Here, Nicolas Abraham and Maria Torok’s concept of the “crypt,” the inner tomb, comes to mind. According to them, some traumas cannot be narrated directly; language is insufficient, time does not allow it, because the ground for mourning has not been established. When such a ground is missing, trauma that cannot be spoken finds resonance in space. It is kept like an inner tomb within a person, a family, sometimes a community, even within a house. The house in the film is such a crypt: something is buried inside, and it never fully opens.

When trauma cannot be spoken directly, it seeks a form that can carry it. Art often enters at precisely this point. Not to conceal the wound or beautify it, but to open a space where its weight can be born. Yet a question always remains: is this space always transformative, or does it sometimes create new sites of injury by drawing others’ vulnerability into itself?

In the film, the burden inside the house does not remain only at the level of memory. This tension becomes visible. The older daughter refuses to take part in the film. The younger daughter fears what it will do to her son to carry this story. The actress chosen by the director feels that she does not belong to the house’s memory. The house turns into a field of memory that calls those who enter and places demands on them.
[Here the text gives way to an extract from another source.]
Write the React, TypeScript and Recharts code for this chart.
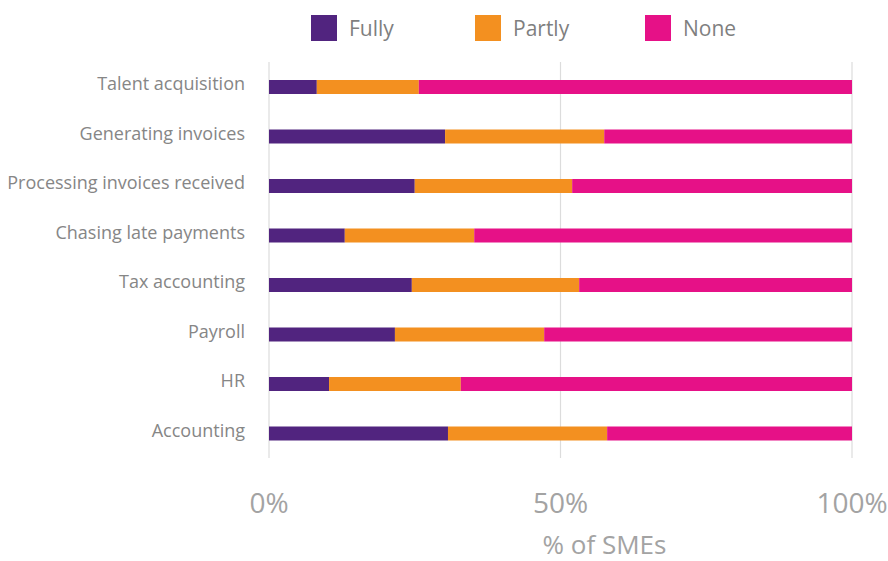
import React from 'react';
import { BarChart, Bar, XAxis, YAxis, CartesianGrid } from 'recharts';

const categories = [
  'Talent acquisition',
  'Generating invoices',
  'Processing invoices received',
  'Chasing late payments',
  'Tax accounting',
  'Payroll',
  'HR',
  'Accounting',
];

const fully = [8.2, 30.2, 25.0, 13.0, 24.5, 21.6, 10.3, 30.7];
const partly = [17.5, 27.3, 27.0, 22.2, 28.7, 25.6, 22.6, 27.3];
const none = [74.3, 42.5, 48.0, 64.8, 46.8, 52.8, 67.1, 42.0];

const seriesNames = ['Fully', 'Partly', 'None'];
const seriesColors = ['#51247f', '#f39020', '#e61187'];
const xTicks = [0, 50, 100];

const FONT = '"Open Sans", sans-serif';

const data = categories.map((name, i) => ({
  name,
  Fully: fully[i],
  Partly: partly[i],
  None: none[i],
}));

// legend item widths (square + text + gap)
const legendWidths = [164, 170, 120];

const App: React.FC = () => {
  return (
    <div style={{ position: 'absolute', left: 0, top: 0, width: 888, height: 561, background: '#fff', fontFamily: FONT }}>
      {/* legend */}
      <div style={{ position: 'absolute', left: 311, top: 14, display: 'flex' }}>
        {seriesNames.map((s, i) => (
          <div key={s} style={{ width: legendWidths[i], display: 'flex', alignItems: 'center' }}>
            <span style={{ width: 26, height: 26, background: seriesColors[i], display: 'inline-block' }}></span>
            <span style={{ marginLeft: 12, fontSize: 21, color: '#7f7f7f' }}>{s}</span>
          </div>
        ))}
      </div>

      <BarChart
        width={888}
        height={561}
        data={data}
        layout="vertical"
        margin={{ top: 62, right: 36, left: 0, bottom: 0 }}
        barSize={14}
      >
        <CartesianGrid horizontal={false} stroke="#dcdcdc" strokeWidth={1.2} />
        <XAxis
          type="number"
          domain={[0, 100]}
          ticks={xTicks}
          tickFormatter={(v) => `${v}%`}
          axisLine={false}
          tickLine={false}
          tickSize={0}
          tickMargin={35}
          height={103}
          interval={0}
          tick={{ fill: '#a3a3a3', fontSize: 28, fontFamily: FONT }}
          label={{ value: '% of SMEs', position: 'insideBottom', offset: 7, dx: 44, fill: '#a3a3a3', fontSize: 26, fontFamily: FONT }}
        />
        <YAxis
          type="category"
          dataKey="name"
          width={269}
          axisLine={false}
          tickLine={false}
          tickSize={0}
          tickMargin={24}
          interval={0}
          tick={{ fill: '#868686', fontSize: 18, fontFamily: FONT, dy: -3 }}
        />
        {seriesNames.map((s, i) => (
          <Bar key={s} dataKey={s} stackId="a" fill={seriesColors[i]} isAnimationActive={false} />
        ))}
      </BarChart>
    </div>
  );
};

export default App;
At one point, the director seems to abandon the film. The house is sold and becomes a whitened, polished structure, almost without traces. Yet something curious happens: as the house is emptied, the story gains new vitality within the inner worlds of the daughters. They decide to read the script together and take part in the film. But with a difference: the house is no longer directly the “site of the wound.” The film moves into a studio. The crypt is no longer worked within the house but within an in-between space created by art. Perhaps this is the most ethical and bearable way of calling what is buried to the surface: neither fully opening it nor completely repressing it.

These scenes made me think of this: for Armenians, artistic production is often more than an aesthetic experience. At times, it becomes a space for carefully encountering burdens and inner tombs that cannot be spoken of directly. Not every wound should be opened; some should not. Some crypts are opened only symbolically. This is where what Freud called the “uncanny” appears: what is familiar returns with a disturbing face. As in Biberyan’s story Kantsı-Treasure, sometimes it is best to close a grave halfway after it has begun to open. Some wounds exist not to be fully exposed, but only to become visible up to a certain point. Because opening everything does not always heal; sometimes it multiplies fragility and wounds again. What we know is that there is always a story left behind. The question is how, by whom, and with what ethical distance that story is told.

Perhaps what Sentimental Value wants to say is this: remembering is sometimes necessary, but it is not always enough. As in Biberyan’s work, some houses and some stories carry more than people can bear. And yet we cannot entirely turn away from them. Perhaps by daring to remain at that uncanny threshold, neither fully opening nor completely closing… Because sometimes we come closest to truth precisely at that edge, where the grave is no longer fully sealed but not entirely opened either. And standing at this edge asks not only how we look at the film, but how we approach our own stories as well.